R. and I spend the afternoon strolling downtown, window
shopping, dipping into stores, trying things on. I talk about my creative
drought. She talks about studying for finals. We lock arms, hold hands. Like
old friends.
This never happened between my mother and me.
“I’m not your friend. I’m your mother,” my mother would proclaim during
our hateful fights, when she was drunk, and I was as nasty and disrespectful
as a teenager can be; before she finally lost her temper and smacked me
across the face. She never apologized, never considered that
she may have been wrong. She just issued this slogan. It was her warning shot: Remember
who I am and watch your step.
By the time I was 14, letting my mother touch me was out of
the question. We’d be shopping or crossing a street and she’d surreptitiously inch
her hand across my back and try to curl her arm around my waist to pull me
close. This may have been her plea for forgiveness; her demonstration of love. But
the minute I felt her fingers on my waist I’d stiffen and withdraw; widen the space
between us and keep walking, rejecting her and reigniting her anger.
I wanted to love
her, as every child loves its parent. But she channeled enough pain and bitterness into rage toward me, that whatever love I once felt became a phantom limb; a shard of fossilized bone.

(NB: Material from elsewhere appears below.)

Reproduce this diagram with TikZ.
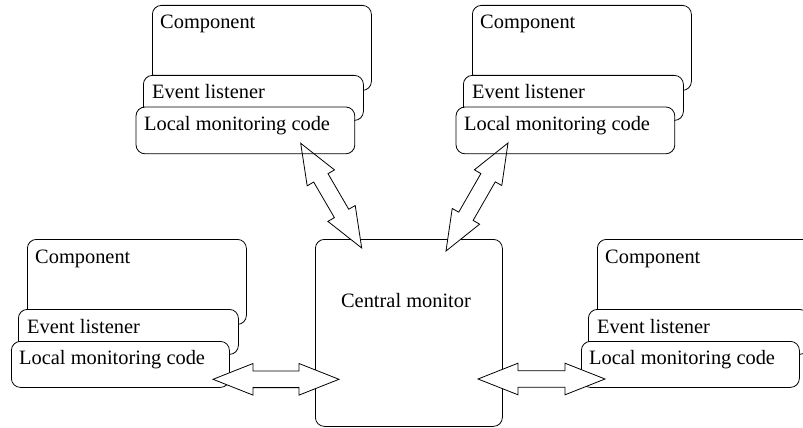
\documentclass[tikz,border=0pt]{standalone}
\usepackage{fontspec}
\newfontfamily\tnrfont{Liberation Serif}
\usetikzlibrary{calc}
\tikzset{
  box/.style={draw, fill=white, rounded corners=9pt, line width=0.8pt, anchor=north west, inner sep=0pt},
  lbl/.style={anchor=base west, inner sep=0pt, font=\tnrfont\fontsize{20.4}{24}\selectfont},
  fat/.style={draw, fill=white, line width=0.8pt, line join=miter},
  outline/.style={draw, rounded corners=9pt, line width=0.8pt},
}
\newcommand\compgroup[4]{%
  \node[box, minimum width=219pt, minimum height=85pt] (#1c) at (#2,#3) {};
  \node[lbl] (#1ct) at ($(#1c.north west)+(8,24)$) {Component};
  \node[box, minimum width=220pt, minimum height=45pt] (#1e) at ($(#1c.north west)+(-9,70)$) {};
  \node[lbl] (#1et) at ($(#1e.north west)+(9,24)$) {Event listener};
  \node[box, minimum width=218pt, minimum height=46pt, #4] (#1l) at ($(#1c.north west)+(-16,102)$) {};
  \node[lbl] (#1lt) at ($(#1l.north west)+(8,23)$) {Local monitoring code};
}
\newcommand\fatarrow[3]{%
  \coordinate (#1ha) at ($(#2)!40pt!(#3)$);
  \coordinate (#1hb) at ($(#3)!40pt!(#2)$);
  \draw[fat] (#2) -- ($(#1ha)!15.8pt!90:(#3)$) -- ($(#1ha)!8.3pt!90:(#3)$)
    -- ($(#1hb)!8.3pt!-90:(#2)$) -- ($(#1hb)!15.8pt!-90:(#2)$) -- (#3)
    -- ($(#1hb)!15.8pt!90:(#2)$) -- ($(#1hb)!8.3pt!90:(#2)$)
    -- ($(#1ha)!8.3pt!-90:(#3)$) -- ($(#1ha)!15.8pt!-90:(#3)$) -- cycle;
}
\begin{document}
\begin{tikzpicture}[x=1pt,y=-1pt]
  \clip (0,0) rectangle (803,428);
  \compgroup{tl}{152}{5}{draw=none}
  \compgroup{tr}{472}{5}{draw=none}
  \compgroup{bl}{27}{239}{}
  \compgroup{br}{597}{239}{}
  \node[box, minimum width=187pt, minimum height=187pt] (cm) at (315,239) {};
  \node[lbl, anchor=base] (cmt) at (406,307) {Central monitor};
  % arrow end points
  \coordinate (a1s) at (300.7,143.3);
  \coordinate (a1e) at (361.7,248);
  \coordinate (a2s) at (508,143);
  \coordinate (a2e) at (446,251);
  \coordinate (a3s) at (213,379.3);
  \coordinate (a3e) at (339,379.3);
  \coordinate (a4s) at (478,379);
  \coordinate (a4e) at (605,379);
  \fatarrow{a1}{a1s}{a1e}
  \fatarrow{a2}{a2s}{a2e}
  \fatarrow{a3}{a3s}{a3e}
  \fatarrow{a4}{a4s}{a4e}
  % outlines of the upper local boxes show through the arrow tips
  \draw[outline] (tll.north west) rectangle (tll.south east);
  \draw[outline] (trl.north west) rectangle (trl.south east);
\end{tikzpicture}
\end{document}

Only now, 20 years after her death, do I think of my mother
with compassion, probably because she’s not here.
I’m sorry she didn’t live to see me marry and have
children. I’m sorry she didn’t get to know R. and E. or see the bond we have. I’m
sorry she didn’t get to know me, the mom, who always apologizes to my kids when
I am wrong. I’m sorry, but I don’t miss her.
A fierce clap of thunder splits the downtown sky and the
ensuring downpour gives R. and me a delicious excuse to keep shopping. School ends next week and she moves back home for a few
months. Our boundaries will shift then, and we’ll needle each other, no doubt.
Until then, I bask in her love and the love of my family; a love I'd never imagined.
On the corner, near her dorm, R. wraps her arms around me
and says, “You’re the best mom ever.”